European Parliament and Council support creation of a European health data space: Another step towards cross-border healthcare
On 6 December and 13 December respectively, the Council and the European Parliament announced their support for the creation of a European Health Data Space (EHDS). According to the Council press release, the EDHS will make it possible for “a Spanish tourist to pick up a prescription in a German pharmacy, or for doctors to access the health information of a Belgian patient undergoing treatment in Italy.” But the proposed regulation (3 May 2022) also highlighted the importance of well-functioning health data exchange in border and cross-border regions. There can be little doubt that the proposed regulation is key to enabling and promoting cooperation and mobility in cross-border healthcare. Crises, such as the Covid-19 pandemic, have undoubtedly highlighted the paramount importance of such cooperation and mobility. For example, imagine a person from Liège working in Maastricht. In a critical emergency scenario, the doctor would have immediate access to his health information without having to make lengthy phone calls or handle physical documents.
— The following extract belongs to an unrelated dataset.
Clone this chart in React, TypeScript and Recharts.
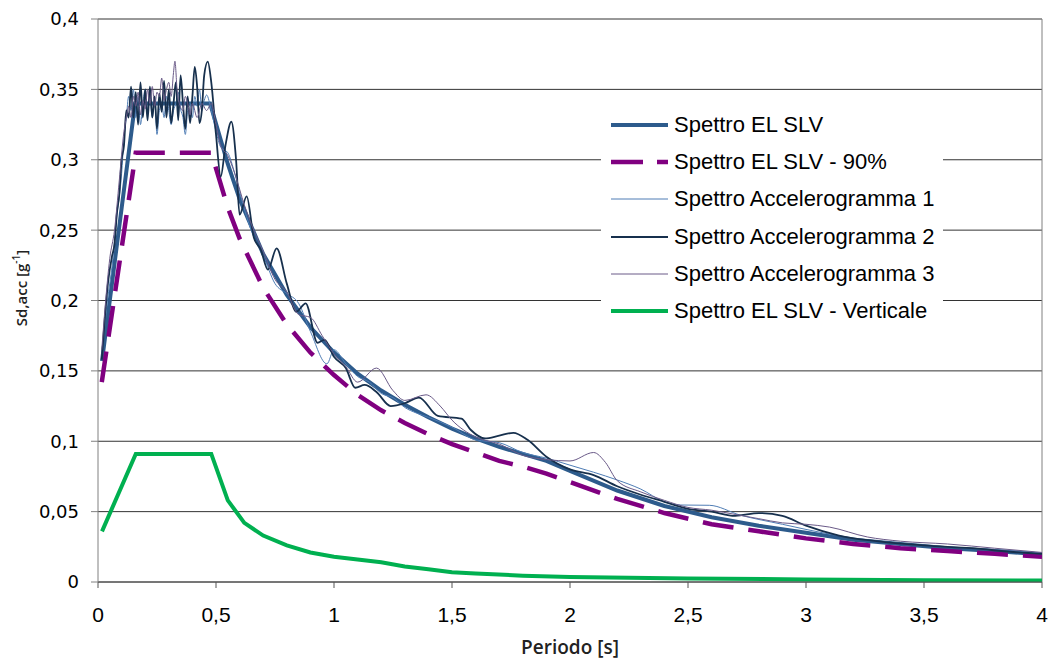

Nevertheless, the proposal has raised public concerns about patients’ rights to the privacy of their personal medical data and sparked debates about whether the EU has the competence to adopt such far-reaching healthcare regulations. Both the Council and the EP raised these privacy concerns in their recently adopted positions to begin their inter-institutional (trilogue) negotiations.
To strike a balance between safeguarding privacy and facilitating access to data in the public interest, the EP and Council propose to: (1) strengthen individuals’ rights to access and control their own data, (2) give Member States the discretion to introduce an opt-out system for health data used for research or policy-making, (3) inform data subjects when and which healthcare providers have accessed their data, and (4) require explicit consent for the exchange of sensitive data, such as genetic data. It also calls for individual national and cross-border profiles to be included in the European Electronic Health Record (EHR) format, and furthermore proposes changes to the governance mechanisms, expanding the role of member states on the EHDS board and steering committees.
All in all, the EDHS has great potential for supporting healthcare in (cross-border) regions, but there is still a long way to go before the European Health Data Space is a reality. The growing focus on innovation and the use of data and artificial intelligence in healthcare also highlights the challenges that remain in cross-border data sharing. These challenges were examined in the 2022 ITEM Cross-Border Impact Assessment. The European health data space is a key pillar in building the European health union. A common legal framework, common standards and a cross-border infrastructure for electronic health data are long overdue. The regulation also provides for a future infrastructure for the exchange of health data for secondary purposes, such as scientific research or policy-making.
The future will show whether the Commission has been too ambitious in expecting the EHDS to be (partially) operational by 2025. Finding a consensus on the timeline for implementing the regulation could be a stumbling block in the upcoming negotiations, as co-rapporteur Tomislav Sokol pointed out. While the EP seeks a more realistic timeline compared to that proposed by the Commission, the Council proposes a two-year delay in implementation, along with an additional five to seven years for recording certain data in electronic health records.